EARLY ISLAMIC WRITINGS call the Amu Darya and Syr Darya two of the four rivers of Paradise. Now perceived as being on the extreme fringes of the world, these rivers were once its center. Their water has sustained human life for forty thousand years, providing pastures for nomadic herders, irrigation for farmers, and enabling the development of culture, trade, language, literature, and, in parallel, an enduring succession of wars and imperial conquests over the centuries.
When the Soviet government officially incorporated the region into its empire in 1917, it began transforming the rivers into a web of irrigation canals that brought cotton production to the area on a massive scale. Such large quantities of water were diverted that the Aral Sea, once the world’s fourth largest inland sea, began to disappear, leaving salt and dust storms in its place. When Moscow’s rule ended in 1991, five new Central Asian nations appeared: Tajikistan, Uzbekistan, Kazakhstan, Turkmenistan, and the Kyrgyz Republic. They are burdened with plunging economies, artificial borders, and a growing environmental crisis.
Despite the divisions that have emerged since the Soviet Union collapsed, the two rivers that run through the countries still bind them inextricably. Two thousand five hundred kilometers long, the Amu Darya is formed from the thousands of glacial mountain streams that feed the Panj and Vakhsh rivers in Tajikistan. It begins a longer, slower, flatter course between deserts downstream, where Afghanistan, Tajikistan, Uzbekistan, and Turkmenistan come together. Stopped up at man-made dams and reservoirs along the way, it fractures into a maze of irrigation canals so that the river itself now vanishes well before reaching the Aral Sea.
The Syr Darya, which carries only half the water of its counterpart, is created from the Naryn and Kara Darya rivers in the mountains of the Kyrgyz Republic and Uzbekistan. Also dammed and diverted, it runs flat across central Uzbekistan and southern Kazakhstan, eventually draining into the tiny North Aral Sea, which is now separated from the dried South Aral by the Kokaral dike.
This is a place where the connection between the Earth and human life is at once plainly visible and complex, where the forward flow of time and progress are not a given.

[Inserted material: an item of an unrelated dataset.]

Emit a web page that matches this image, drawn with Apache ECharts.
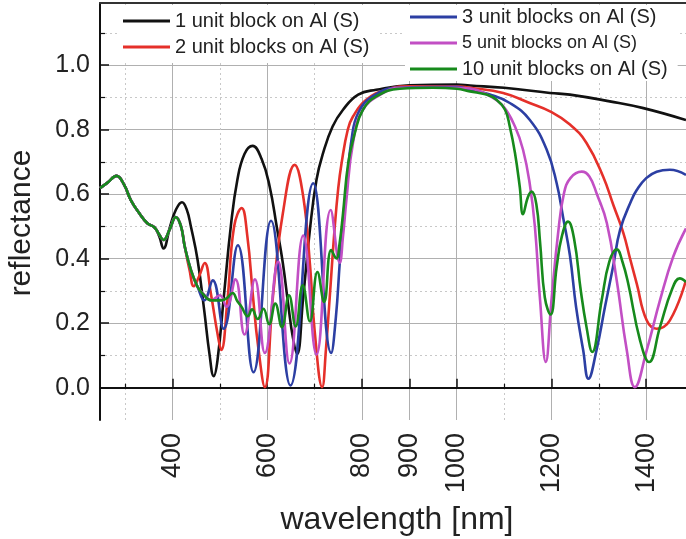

I have seen cotton harvested on pesticide-laden land be later burned in a ritual celebrating rebirth and spring. I have traveled along the Qaraqum Canal, which, running fourteen hundred kilometers through Turkmenistan, is the world’s longest; it has turned barren desert into a lush landscape of fishing and farming and beekeeping.
As these rivers have splintered on natural and unnatural paths, so have empires and cultures. Tombs, caravansaries, consulates, coins, teapots, palaces, cell phones, tractors, Mercedes, prayer books, fortresses, factories, bones, gas rigs, and armor of the past all remain in varying states of decay and revival. Soviet missile heads become garden boxes in western Turkmenistan. In a local history museum in the former Aral port town of Moynaq, half the formaldehyde solution embalming Aral Sea fish has evaporated like the vanished sea itself. Here the cracks of history exist together with the present, and the present carries no more weight than the past.
In America’s mass consciousness, Central Asia has transformed from being part of a powerful communist Cold War enemy into a place where the threat of Islamic extremism is imminent — all within the short span of my adult lifetime. Amid the clutter of preformed judgments that surface during the course of this work, it is always a comfort to return to the rivers. No matter how many different names they have been given, or empires have ruled them, or canals have been made from them, I can still see the rivers. Traveling along them offers the closest thing to truth that I can find.